2. For big data processing and advanced transformations, Amazon EMR offers more power with frameworks like Hadoop and Spark.
3. If you need to automate data workflows, the AWS Data Pipeline allows you to schedule and manage data tasks.
4. For data preparation tasks like cleaning and normalizing, AWS Glue DataBrew provides a user-friendly interface for non-technical users.
5. If you need to handle real-time data transformations, AWS Lambda can process data as events occur.
While AWS Glue is powerful, it has some limitations:
1. Connector Limitations. It primarily supports AWS-hosted data sources and has fewer connectors for non-AWS data sources.
2. Coding Requirements. Advanced transformations may require coding in Python or Scala.
3. Learning Curve. Though Glue Studio simplifies things, fully leveraging the tool’s capabilities can take time.
AWS Lambda is used for ETL tasks that require event-driven processing, such as transforming data in response to file uploads in Amazon S3 or updates in DynamoDB. It’s a serverless tool that automatically scales with the number of requests.
Benefits
It’s serverless, and there is no need to manage infrastructure.
Suitable for real-time data transformations.
Drawbacks
Limited capabilities for full-scale ETL tasks.
Users need to understand how to trigger Lambda functions based on event-driven design.
Each AWS ETL tool has a unique pricing model:
1. AWS Glue.

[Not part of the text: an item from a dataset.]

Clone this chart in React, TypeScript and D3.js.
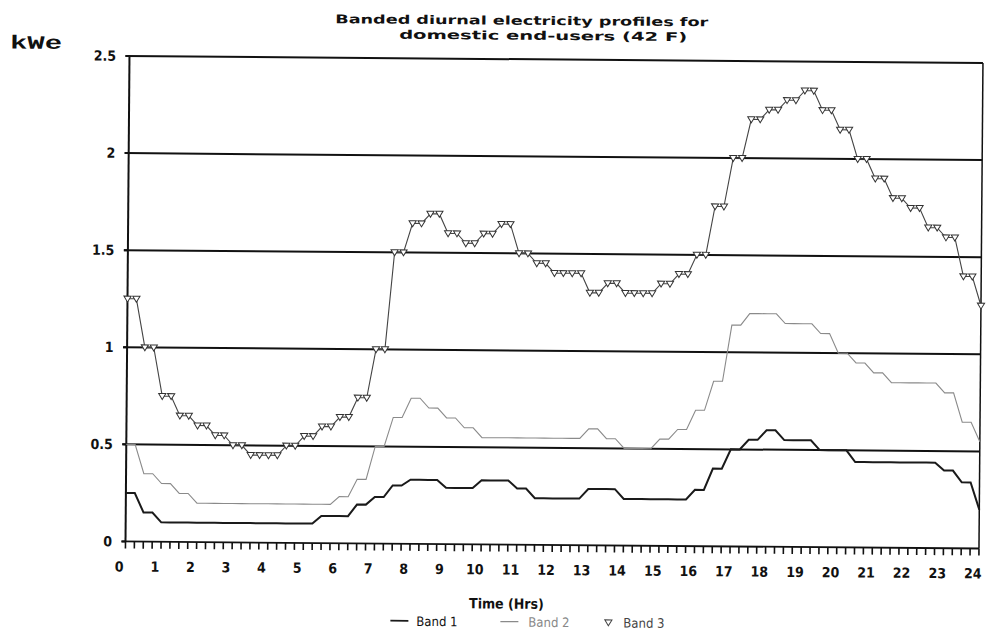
import React from "react";
import * as d3 from "d3";

// Quarter-hour samples, t = 0, 0.25, ... 24 (97 points each)
const BAND1 = [
  0.25, 0.25, 0.15, 0.15,
  0.1, 0.1, 0.1, 0.1, 0.1, 0.1, 0.1, 0.1, 0.1, 0.1, 0.1, 0.1, 0.1, 0.1, 0.1, 0.1, 0.1, 0.1,
  0.14, 0.14, 0.14, 0.14,
  0.2, 0.2, 0.24, 0.24, 0.3, 0.3,
  0.33, 0.33, 0.33, 0.33,
  0.29, 0.29, 0.29, 0.29,
  0.33, 0.33, 0.33, 0.33,
  0.29, 0.29,
  0.24, 0.24, 0.24, 0.24, 0.24, 0.24,
  0.29, 0.29, 0.29, 0.29,
  0.24, 0.24, 0.24, 0.24, 0.24, 0.24, 0.24, 0.24,
  0.29, 0.29, 0.4, 0.4, 0.5, 0.5, 0.55, 0.55, 0.6, 0.6,
  0.55, 0.55, 0.55, 0.55,
  0.5, 0.5, 0.5, 0.5,
  0.44, 0.44, 0.44, 0.44, 0.44, 0.44, 0.44, 0.44, 0.44, 0.44,
  0.4, 0.4, 0.34, 0.34,
  0.2,
];

const BAND2 = [
  0.5, 0.5, 0.35, 0.35, 0.3, 0.3, 0.25, 0.25,
  0.2, 0.2, 0.2, 0.2, 0.2, 0.2, 0.2, 0.2, 0.2, 0.2, 0.2, 0.2, 0.2, 0.2, 0.2, 0.2,
  0.24, 0.24, 0.33, 0.33, 0.5, 0.5, 0.65, 0.65, 0.75, 0.75, 0.7, 0.7, 0.65, 0.65, 0.6, 0.6,
  0.55, 0.55, 0.55, 0.55, 0.55, 0.55, 0.55, 0.55, 0.55, 0.55, 0.55, 0.55,
  0.6, 0.6, 0.55, 0.55,
  0.5, 0.5, 0.5, 0.5,
  0.55, 0.55, 0.6, 0.6, 0.7, 0.7, 0.85, 0.85, 1.14, 1.14,
  1.2, 1.2, 1.2, 1.2,
  1.15, 1.15, 1.15, 1.15,
  1.1, 1.1, 1.0, 1.0, 0.95, 0.95, 0.9, 0.9,
  0.85, 0.85, 0.85, 0.85, 0.85, 0.85,
  0.8, 0.8, 0.65, 0.65,
  0.55,
];

const BAND3 = [
  1.25, 1.25, 1.0, 1.0, 0.75, 0.75, 0.65, 0.65, 0.6, 0.6, 0.55, 0.55, 0.5, 0.5,
  0.45, 0.45, 0.45, 0.45,
  0.5, 0.5, 0.55, 0.55, 0.6, 0.6, 0.65, 0.65, 0.75, 0.75, 1.0, 1.0,
  1.5, 1.5, 1.65, 1.65, 1.7, 1.7, 1.6, 1.6, 1.55, 1.55, 1.6, 1.6, 1.65, 1.65,
  1.5, 1.5, 1.45, 1.45,
  1.4, 1.4, 1.4, 1.4,
  1.3, 1.3, 1.35, 1.35,
  1.3, 1.3, 1.3, 1.3,
  1.35, 1.35, 1.4, 1.4, 1.5, 1.5, 1.75, 1.75, 2.0, 2.0,
  2.2, 2.2, 2.25, 2.25, 2.3, 2.3, 2.35, 2.35, 2.25, 2.25, 2.15, 2.15,
  2.0, 2.0, 1.9, 1.9, 1.8, 1.8, 1.75, 1.75, 1.65, 1.65, 1.6, 1.6, 1.4, 1.4,
  1.25,
];

const HOUR_LABELS = [
  "0", "1", "2", "3", "4", "5", "6", "7", "8", "9", "10", "11", "12",
  "13", "14", "15", "16", "17", "18", "19", "20", "21", "22", "23", "24",
];
const Y_TICKS = [0, 0.5, 1, 1.5, 2, 2.5];
const Y_TICK_LABELS = ["0", "0.5", "1", "1.5", "2", "2.5"];
const SERIES_NAMES = ["Band 1", "Band 2", "Band 3"];

const TITLE_LINES = ["Banded diurnal electricity profiles for", "domestic end-users (42 F)"];

const W = 986;
const H = 633;
const FONT = "'DejaVu Sans Condensed', 'Liberation Sans Narrow', 'DejaVu Sans', sans-serif";

export default function App() {
  const x = d3.scaleLinear().domain([0, 24]).range([127.5, 981]);
  const y = d3.scaleLinear().domain([0, 2.5]).range([545, 59.5]);
  const times = BAND1.map((_, i) => i * 0.25);
  const line = d3
    .line<number>()
    .x((_, i) => x(times[i]))
    .y((d) => y(d));
  const minorTicks = d3.range(0, 24.001, 0.25);
  const tri = (cx: number, cy: number) =>
    `M${cx - 3.6},${cy - 2.6}L${cx + 3.6},${cy - 2.6}L${cx},${cy + 3.4}Z`;

  return (
    <div style={{ position: "absolute", left: 0, top: 0 }}>
      <svg width={W} height={H} viewBox={`0 0 ${W} ${H}`} style={{ display: "block", background: "#fff" }}>
        <rect x={0} y={0} width={W} height={H} fill="#fff" />
        <g transform="rotate(0.47, 554, 300)">
          {/* Title */}
          <text x={333} y={25} fontFamily={FONT} fontWeight="bold" fontSize={12} textLength={373} lengthAdjust="spacingAndGlyphs" fill="#111">
            {TITLE_LINES[0]}
          </text>
          <text x={397} y={40} fontFamily={FONT} fontWeight="bold" fontSize={12} textLength={288} lengthAdjust="spacingAndGlyphs" fill="#111">
            {TITLE_LINES[1]}
          </text>
          {/* y unit */}
          <text x={8} y={53} fontFamily="'Liberation Mono', 'DejaVu Sans Mono', monospace" fontWeight="bold" fontSize={19} textLength={52} lengthAdjust="spacingAndGlyphs" fill="#111">
            kWe
          </text>

          {/* gridlines */}
          {Y_TICKS.map((v, i) => (
            <g key={"g" + i}>
              {v > 0 && (
                <line x1={x(0) - 4} x2={x(24)} y1={y(v)} y2={y(v)} stroke="#111" strokeWidth={2} />
              )}
              <line x1={x(0) - 4} x2={x(0)} y1={y(v)} y2={y(v)} stroke="#111" strokeWidth={2} />
              <text x={114} y={y(v)} dy="0.35em" textAnchor="end" fontFamily={FONT} fontWeight="bold" fontSize={14} fill="#111">
                {Y_TICK_LABELS[i]}
              </text>
            </g>
          ))}
          {/* axes frame */}
          <line x1={x(0)} x2={x(0)} y1={y(0)} y2={y(2.5)} stroke="#111" strokeWidth={2} />
          <line x1={x(24)} x2={x(24)} y1={y(0)} y2={y(2.5)} stroke="#111" strokeWidth={1.5} />
          <line x1={x(0) - 4} x2={x(24)} y1={y(0)} y2={y(0)} stroke="#111" strokeWidth={1.8} />
          {minorTicks.map((t, i) => (
            <line key={"t" + i} x1={x(t)} x2={x(t)} y1={y(0)} y2={y(0) + 7} stroke="#111" strokeWidth={1.6} />
          ))}
          {HOUR_LABELS.map((lab, i) => (
            <text key={"h" + i} x={x(i) - 6} y={575} textAnchor="middle" fontFamily={FONT} fontWeight="bold" fontSize={14} fill="#111">
              {lab}
            </text>
          ))}
          <text x={509} y={609} textAnchor="middle" fontFamily={FONT} fontWeight="bold" fontSize={14} fill="#111">
            Time (Hrs)
          </text>

          {/* series */}
          <path d={line(BAND2) || ""} fill="none" stroke="#8a8a8a" strokeWidth={1.1} />
          <path d={line(BAND1) || ""} fill="none" stroke="#1a1a1a" strokeWidth={2} />
          <path d={line(BAND3) || ""} fill="none" stroke="#444" strokeWidth={1.1} />
          {BAND3.map((v, i) => (
            <path key={"m" + i} d={tri(x(times[i]), y(v))} fill="#fff" stroke="#333" strokeWidth={1} />
          ))}

          {/* legend */}
          <line x1={393} x2={411} y1={622} y2={622} stroke="#1a1a1a" strokeWidth={1.8} />
          <text x={419} y={627} fontFamily={FONT} fontSize={13} fill="#111">{SERIES_NAMES[0]}</text>
          <line x1={503} x2={521} y1={622} y2={622} stroke="#8a8a8a" strokeWidth={1.2} />
          <text x={531} y={627} fontFamily={FONT} fontSize={13} fill="#888">{SERIES_NAMES[1]}</text>
          <path d={tri(611, 622)} fill="#fff" stroke="#444" strokeWidth={1} />
          <text x={626} y={627} fontFamily={FONT} fontSize={13} fill="#444">{SERIES_NAMES[2]}</text>
        </g>
      </svg>
    </div>
  );
}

Charges based on data processing units (DPUs) used during ETL jobs.
2. AWS Data Pipeline. Pricing depends on the number of tasks and data processing activities.
3. Amazon EMR. Costs vary based on cluster usage, data transfer, and storage.

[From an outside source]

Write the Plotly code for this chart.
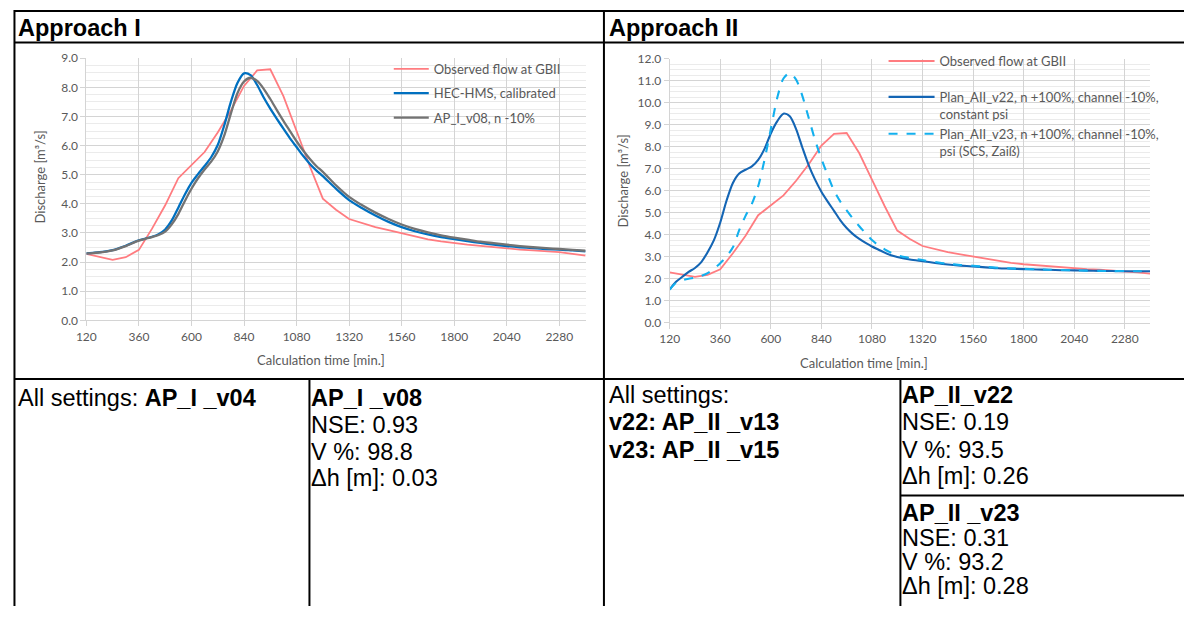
import plotly.graph_objects as go

# The page body keeps the browser's default 8 px margin, so the figure is made
# 16 px smaller and every reference pixel position is shifted by that margin.
OX, OY = 8, 8
W, H = 1184, 606

# ---------------- data ----------------
t_obs = [120, 180, 240, 300, 360, 420, 480, 540, 600, 660, 720, 780, 840, 900, 960, 1020,
         1080, 1140, 1200, 1260, 1320, 1380, 1440, 1500, 1560, 1620, 1680, 1740, 1800,
         1860, 1920, 1980, 2040, 2100, 2160, 2220, 2280, 2340, 2400]
q_obs = [2.28, 2.18, 2.08, 2.17, 2.42, 3.15, 3.95, 4.88, 5.33, 5.78, 6.45, 7.2, 8.05, 8.58,
         8.62, 7.7, 6.5, 5.3, 4.18, 3.8, 3.48, 3.33, 3.2, 3.1, 3.0, 2.88, 2.78, 2.71, 2.65,
         2.6, 2.56, 2.51, 2.47, 2.43, 2.4, 2.37, 2.34, 2.28, 2.22]

t_sim = [120, 150, 180, 210, 240, 270, 300, 330, 360, 390, 420, 450, 480, 510, 540, 570,
         600, 630, 660, 690, 720, 750, 780, 810, 840, 870, 900, 930, 960, 990, 1020, 1050,
         1080, 1110, 1140, 1170, 1200, 1260, 1320, 1380, 1440, 1500, 1560, 1620, 1680,
         1740, 1800, 1860, 1920, 1980, 2040, 2100, 2160, 2220, 2280, 2340, 2400]
q_hec = [2.3, 2.32, 2.34, 2.37, 2.41, 2.48, 2.56, 2.66, 2.75, 2.81, 2.87, 2.96, 3.12, 3.43,
         3.87, 4.32, 4.72, 5.02, 5.3, 5.6, 6.02, 6.7, 7.5, 8.15, 8.48, 8.42, 8.08, 7.65, 7.27,
         6.92, 6.58, 6.25, 5.95, 5.65, 5.38, 5.15, 4.95, 4.52, 4.13, 3.85, 3.6, 3.38, 3.2,
         3.06, 2.95, 2.86, 2.79, 2.72, 2.66, 2.6, 2.55, 2.51, 2.48, 2.45, 2.43, 2.4, 2.37]
q_v08 = [2.3, 2.31, 2.33, 2.36, 2.4, 2.47, 2.55, 2.65, 2.74, 2.8, 2.86, 2.93, 3.05, 3.3,
         3.65, 4.1, 4.52, 4.88, 5.18, 5.45, 5.8, 6.35, 7.1, 7.8, 8.2, 8.33, 8.22, 7.95, 7.6,
         7.22, 6.85, 6.5, 6.15, 5.83, 5.55, 5.3, 5.1, 4.64, 4.24, 3.95, 3.7, 3.48, 3.29,
         3.14, 3.02, 2.92, 2.84, 2.77, 2.7, 2.65, 2.6, 2.55, 2.51, 2.48, 2.45, 2.42, 2.39]
q_v22 = [1.5, 1.85, 2.08, 2.3, 2.48, 2.75, 3.2, 3.75, 4.55, 5.55, 6.35, 6.78, 6.95, 7.1,
         7.4, 7.9, 8.6, 9.15, 9.5, 9.38, 8.8, 7.95, 7.15, 6.5, 5.95, 5.5, 5.08, 4.65, 4.3,
         4.02, 3.8, 3.62, 3.46, 3.32, 3.18, 3.06, 2.98, 2.87, 2.79, 2.71, 2.64, 2.59, 2.55,
         2.51, 2.47, 2.45, 2.43, 2.41, 2.4, 2.38, 2.37, 2.36, 2.35, 2.34, 2.33, 2.33, 2.33]
q_v23 = [1.5, 1.8, 1.92, 1.99, 2.04, 2.12, 2.25, 2.45, 2.7, 3.0, 3.42, 4.2, 4.85, 5.4,
         6.2, 7.4, 8.8, 10.2, 11.1, 11.35, 11.05, 10.3, 9.3, 8.3, 7.45, 6.7, 6.0, 5.5, 5.1,
         4.72, 4.38, 4.06, 3.75, 3.52, 3.33, 3.18, 3.06, 2.94, 2.84, 2.75, 2.67, 2.62, 2.58,
         2.53, 2.49, 2.46, 2.44, 2.42, 2.4, 2.39, 2.37, 2.36, 2.35, 2.34, 2.34, 2.33, 2.33]

x_ticks = [120, 360, 600, 840, 1080, 1320, 1560, 1800, 2040, 2280]

name_obs = "Observed flow at GBII"
name_hec = "HEC-HMS, calibrated"
name_v08 = "AP_I_v08, n -10%"
name_v22 = "Plan_AII_v22, n +100%, channel -10%,<br>constant psi"
name_v23 = "Plan_AII_v23, n +100%, channel -10%,<br>psi (SCS, Zaiß)"

# ---------------- styles ----------------
RED = "#FF7C80"
BLUE = "#0070C0"
GRAY = "#737373"
DBLUE = "#1465B4"
LBLUE = "#13B0EE"
TXT = "#595959"
CHART_FONT = "Lato, Open Sans, sans-serif"
TABLE_FONT = "Arial, Liberation Sans, sans-serif"


def px(x):
    return (x - OX) / W


def py(y):
    return 1 - (y - OY) / H


fig = go.Figure()

# left chart
fig.add_trace(go.Scatter(x=t_obs, y=q_obs, mode="lines", name=name_obs,
                         line=dict(color=RED, width=1.8), xaxis="x", yaxis="y",
                         legend="legend", legendgroup="a1"))
fig.add_trace(go.Scatter(x=t_sim, y=q_hec, mode="lines", name=name_hec,
                         line=dict(color=BLUE, width=2.3, shape="spline", smoothing=0.8),
                         xaxis="x", yaxis="y", legend="legend", legendgroup="a2"))
fig.add_trace(go.Scatter(x=t_sim, y=q_v08, mode="lines", name=name_v08,
                         line=dict(color=GRAY, width=2.3, shape="spline", smoothing=0.8),
                         xaxis="x", yaxis="y", legend="legend", legendgroup="a3"))
# right chart
fig.add_trace(go.Scatter(x=t_obs, y=q_obs, mode="lines", name=name_obs,
                         line=dict(color=RED, width=1.8), xaxis="x2", yaxis="y2",
                         legend="legend2", legendgroup="b1"))
fig.add_trace(go.Scatter(x=t_sim, y=q_v22, mode="lines", name=name_v22,
                         line=dict(color=DBLUE, width=2.1, shape="spline", smoothing=0.8),
                         xaxis="x2", yaxis="y2", legend="legend2", legendgroup="b2"))
fig.add_trace(go.Scatter(x=t_sim, y=q_v23, mode="lines", name=name_v23,
                         line=dict(color=LBLUE, width=2.1, dash="dash", shape="spline",
                                   smoothing=0.8),
                         xaxis="x2", yaxis="y2", legend="legend2", legendgroup="b2"))

GRID = "#d4d4d4"
MINOR = "#ebebeb"


def xaxis_cfg(domain, anchor):
    return dict(domain=domain, anchor=anchor, range=[120, 2400], tickmode="array",
                tickvals=x_ticks, ticktext=[str(v) for v in x_ticks],
                showgrid=True, gridcolor=GRID, gridwidth=1,
                ticks="outside", ticklen=5, tickcolor=GRID,
                showline=True, linecolor=GRID, linewidth=1, zeroline=False,
                tickfont=dict(family=CHART_FONT, size=12, color=TXT), fixedrange=True)


def yaxis_cfg(domain, anchor, ymax):
    return dict(domain=domain, anchor=anchor, range=[0, ymax], dtick=1.0, tick0=0,
                tickformat=".1f", showgrid=True, gridcolor=GRID, gridwidth=1,
                minor=dict(dtick=0.25, showgrid=True, gridcolor=MINOR, gridwidth=1),
                ticks="outside", ticklen=5, tickcolor=GRID,
                showline=True, linecolor=GRID, linewidth=1, zeroline=False,
                tickfont=dict(family=CHART_FONT, size=12, color=TXT), fixedrange=True)


shapes = []


def hline(y, x0, x1, w=2):
    shapes.append(dict(type="line", xref="paper", yref="paper", x0=px(x0), x1=px(x1),
                       y0=py(y), y1=py(y), line=dict(color="black", width=w)))


def vline(x, y0, y1, w=2):
    shapes.append(dict(type="line", xref="paper", yref="paper", x0=px(x), x1=px(x),
                       y0=py(y0), y1=py(y1), line=dict(color="black", width=w)))


def white_box(x0, y0, x1, y1):
    shapes.append(dict(type="rect", xref="paper", yref="paper", x0=px(x0), x1=px(x1),
                       y0=py(y1), y1=py(y0), fillcolor="white", line=dict(width=0),
                       layer="between"))


# legend background boxes (hide gridlines behind the legends)
white_box(375, 52, 592, 133)
white_box(878, 52, 1162, 163)

hline(11, 12, 1200)
hline(43.5, 12, 1200)
hline(388.5, 12, 1200)
hline(508, 906, 1200)
vline(12.5, 10, 622)
vline(607, 10, 622)
vline(310, 388.5, 622)
vline(906, 388.5, 622)

ann = []


def text(x, y, s, size=23.5, bold=False, family=TABLE_FONT, color="black", angle=0,
         xanchor="left"):
    if bold:
        s = "<b>" + s + "</b>"
    ann.append(dict(x=px(x), y=py(y), xref="paper", yref="paper", text=s, showarrow=False,
                    xanchor=xanchor, yanchor="middle", textangle=angle,
                    font=dict(family=family, size=size, color=color)))


text(14, 28, "Approach I", bold=True)
text(610, 28, "Approach II", bold=True)

# axis titles
text(38, 181, "Discharge [m³/s]", size=13, family=CHART_FONT, color=TXT, angle=-90,
     xanchor="center")
text(626, 185, "Discharge [m³/s]", size=13, family=CHART_FONT, color=TXT, angle=-90,
     xanchor="center")
text(322, 369, "Calculation time [min.]", size=13, family=CHART_FONT, color=TXT,
     xanchor="center")
text(869, 372, "Calculation time [min.]", size=13, family=CHART_FONT, color=TXT,
     xanchor="center")

# bottom table texts
text(14, 408, "All settings: <b>AP_I _v04</b>")
text(310, 408, "AP_I _v08", bold=True)
text(310, 436, "NSE: 0.93")
text(310, 463, "V %: 98.8")
text(310, 490, "Δh [m]: 0.03")

text(610, 405, "All settings:")
text(610, 433, "v22: AP_II _v13", bold=True)
text(610, 461, "v23: AP_II _v15", bold=True)

text(906, 405, "AP_II_v22", bold=True)
text(906, 433, "NSE: 0.19")
text(906, 461, "V %: 93.5")
text(906, 488, "Δh [m]: 0.26")
text(906, 526, "AP_II _v23", bold=True)
text(906, 551, "NSE: 0.31")
text(906, 576, "V %: 93.2")
text(906, 601, "Δh [m]: 0.28")

LEG_FONT = dict(family=CHART_FONT, size=13, color=TXT)

fig.update_layout(
    width=W, height=H,
    margin=dict(l=0, r=0, t=0, b=0),
    paper_bgcolor="white", plot_bgcolor="white",
    xaxis=xaxis_cfg([px(85), px(588.5)], "y"),
    yaxis=yaxis_cfg([py(328.3), py(59.5)], "x", 9),
    xaxis2=xaxis_cfg([px(673.3), px(1157.8)], "y2"),
    yaxis2=yaxis_cfg([py(330.5), py(60)], "x2", 12),
    legend=dict(x=px(390), y=py(55), xanchor="left", yanchor="top", bgcolor="rgba(0,0,0,0)",
                borderwidth=0, font=LEG_FONT, traceorder="grouped", tracegroupgap=4.5,
                itemwidth=35, itemclick=False, itemdoubleclick=False),
    legend2=dict(x=px(889), y=py(47), xanchor="left", yanchor="top",
                 bgcolor="rgba(0,0,0,0)", borderwidth=0, font=LEG_FONT,
                 traceorder="grouped", tracegroupgap=16, itemwidth=46,
                 valign="top", itemclick=False, itemdoubleclick=False),
    shapes=shapes,
    annotations=ann,
    showlegend=True,
)

fig.write_html("out.html", config=dict(displayModeBar=False, staticPlot=True))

4. AWS Glue DataBrew. Charges are based on the number of data rows processed.
5. AWS Lambda. Costs are determined by the number of requests and the execution time of each function.
1. Ease of Use. Third-party solutions like Skyvia and Fivetran offer no-code or low-code interfaces, making them easier for non-technical users compared to some native AWS tools like AWS Glue, which may require scripting for complex transformations.

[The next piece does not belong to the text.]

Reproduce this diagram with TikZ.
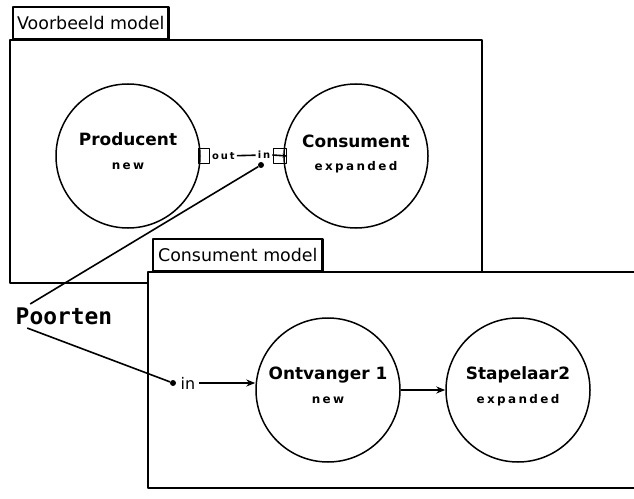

2. Integration Capabilities. Third-party tools often support a broader range of data sources, including non-AWS platforms. For example, Skyvia and Talend connect to various cloud services, databases, and even on-premises systems, while AWS Glue focuses mainly on AWS-hosted data sources.
3. Customization and Flexibility. Informatica and Talend offer extensive customization for data transformations, while native AWS tools may have limitations on advanced data workflows.
4. Cost Considerations. Native AWS tools typically have usage-based pricing, while third-party solutions may have subscription-based models that can be more predictable for budgeting.